Maquis de l'Ain et du Haut-Jura

L'ARMEE SECRETE SUPPORT DE L'ACTION DES MAQUISARDS

La réussite du coup d'Artemare sur le camp de jeunesse n°43


fait basculer les maquisards du camp de réfractaires dans celui de rebelles...


Cette année 1943 restera d'abord, pour les maquis de l'Ain, celle de toutes les audaces. Elle annonce et prépare, au dernier trimestre surtout, les premières semaines glaciales de 1944 qui allaient être si souvent celles des grands affrontements meurtriers.
L'audace, - un cri de lumière qui hurlait déjà si fort dans la bouche de DANTON -, est une qualité cardinale qui inspire et motive tout homme engagé dans le combat. Ceux qui sont passés par les Ecoles de guerre le savent bien : sans audace le soldat, - avec ou sans uniforme -, risque fort de s'embourber vite dans la résignation.

Plan du camp d'Artemare
Plan du camp d'Artemare

Le coup de main d'Artemare, en septembre 1943, s'inspira de cette vertu. En même temps qu'il retentit lui aussi comme un "coup de tonnerre", il se voulait exemplaire, mieux "Dans le Département apparemment mis en sommeil par l'occupant et ses alliés de Vichy, écrit Pierre MARCAULT, le chef qui s'investit totalement dans cette opération, ce coup de main fut reçu comme la démonstration évidente de l'existence d'un puissant mouvement d'opposition armée".
Artemare n'offrit nullement l'apparence d'un acte isolé. Tout allait être méticuleusement, soigneusement préparé. Rien de l'opération ne fut laissé au hasard. Ainsi en décidèrent en conscience les responsables,Henri PETIT (ROMANS), ses adjoints Henri GIROUSSE (CHABOT) et Noël PERROTOT (MONTRÉAL) ; et aussi, bien sûr, MARCAULT et Maurice MORRIER (PLUTARQUE), à qui revient d'avoir lancé l'idée de l'expédition.
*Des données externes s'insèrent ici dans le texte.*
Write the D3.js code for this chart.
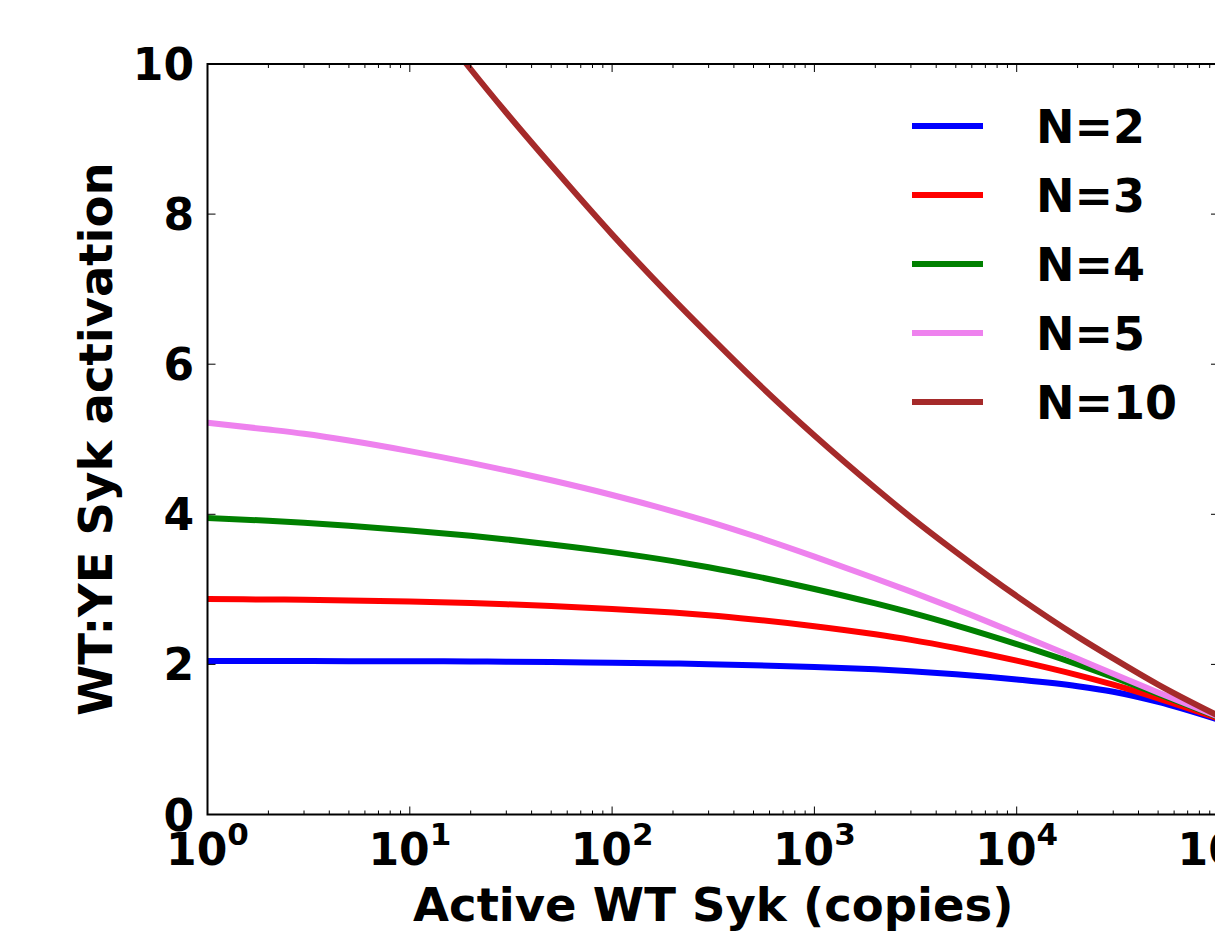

De quoi s'agissait-il ? Vers la fin de l'été 1943, à une époque où grossissent rapidement les ef­fectifs de tous ceux qui refusent Vichy et sa honteuse collaboration, les maquis sont inquiets. Non qu'ils mettent une seconde en doute la force et la volonté de leur engagement, mais ils sont bien obligés, - eux les soldats de l'ombre, donc clandestins -,d'apporter une solution satisfaisante à la situation matérielle de leurs camps. Il n'est pas d'armée, fut-elle clandestine, sans intendance. Les armes et le gîte, c'est primordial certes, mais il surgit des carences qui ne peuvent se prolonger : celle, notamment, essentielle, qui touche aux équipements vestimentaires.
L'hiver est proche en cette fin 1943... L'hiver, le froid et toutes les intempéries probables d'une mauvaise saison (et nul ne peut alors prévoir à quel point elle sera terrible), seront un obstacle auquel il faut faire face le plus vite possible. Ce ne sont pas les maigres baluchons que portent les "petits", arrivés dans les camps le plus souvent avec des tenues d'été, qui déversent sur ceux qui ont choisi d'être maquisards en France les vêtements chauds et les chaussures dont ils auront bientôt impérativement besoin...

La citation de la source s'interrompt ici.